Looking at the generated assembly, we can see that reading an std::string
object from remote memory is a two-stage process: first, we must read the container,
then, we must read in the data pointed to by the container.
So there are two calls to
remote_read (lines 319 and 333 of the assembly), which is
expensive if the objects are small and bound by latency. This is, however,
unavoidable for variable-size objects.
Also notable is the fact that we're making an extra copy of the local string object:
first copying it into a serial_ptr object, then copying from that
object to an std::string. If std::string provided a
special constructor that allowed us to move a char pointer to the string
object instead of copying the data, we might be able to avoid this with a carefully
crafted serialize struct, but without cooperation from the original object, it
will not be possible to elide this local copy operation.
Next, let's look at the performance for the same code example with a simple type,
like int. Looking at the generated assembly here, we see that
there is only one remote_read operation taking place
inside the loop (line 51 of the assembly). Our partial specialization for simple types is
evidently being used.
As an added bonus, the compiler is intelligently able to elide making an
extra local copy of the int object, since the deserialization
function simply returns the original int, instead of reading and writing
to a buffer in a complicated loop. The assembled code is almost exactly
the same as we would get by reading and writing to raw integers instead
of using containers, and it performs the same.
There are a lot of simple types, like int, float,
double, uint64_t, etc., that are byte-copyable,
and it would be nice to support all of them without having to write a
serialization struct for each one. It turns out that the C++ standard
library has a formal definition for when types, including
user-defined types, are "trivially copyable," and we can use this
to create one template struct that will provide a serializer for
all trivially copyable types.
template <typename T>
struct serialize <T, std::enable_if_t<
std::is_trivially_copyable<T>::value
>> {
T serialize(const T& value) {
return value;
}
T deserialize(const T& value) {
return value;
}
};
This allows users to even define their own trivially-copyable types and automatically use them with our container class.

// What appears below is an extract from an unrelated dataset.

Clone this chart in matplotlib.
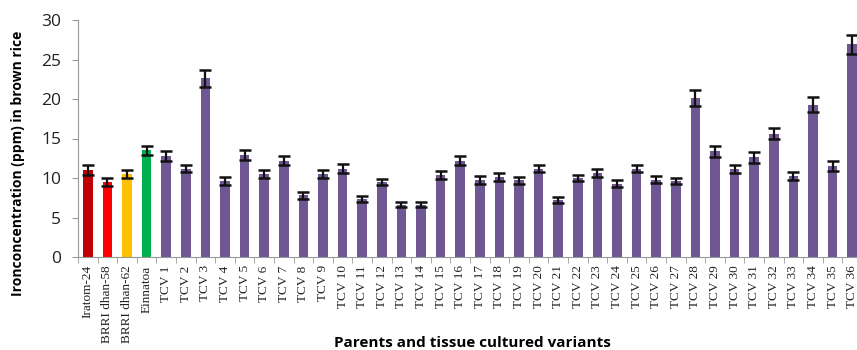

So we've created a container abstraction that we can use to store any C++ object in distributed memory, given that it is trivially copyable or we can define a serialization struct for it. This kind of mechanism is crucial if we are to develop distributed data structure types, like lists and hash tables, that can store arbitrarily complex C++ objects. There are a few caveats that come up when using this container abstraction that are worth mentioning.
GCC and Clang are smart enough to avoid creating a local copy of a container when the serialization function just involves returning the object stored inside the container. However, when performing block copies, the loop trips up the compiler, and we end up creating an array of containers, then an array of values extracted from the container that is byte-identical to the containers. I solve this problem in practice by writing special block copy functions for copying multiple containers stored using a remote pointer. These copy functions can use partial specialization to take a fast path when the container is using an identity serialization method.
Some data types support in-place operations in distributed memory,
for example integer types, which support atomic compare-and-swap,
fetch-and-add, etc. operations. A simple solution that allows
users to take advantage of these in-place operations is to have a
decay_container method that will decay a remote pointer
to a container to a remote pointer to a value when the container
identity serializes the type it's storing, as is the case with
integer types. A more robust method would be to do this through
reference types, which could be specialized based on the serialization
function, but this is something I'm still exploring.
[1] Remote pointers are C++ objects that can reference memory on processes that might live on other nodes in a cluster. They can be used almost identically to regular C++ pointers. I've written a blog post on how to design remote pointer objects for C++.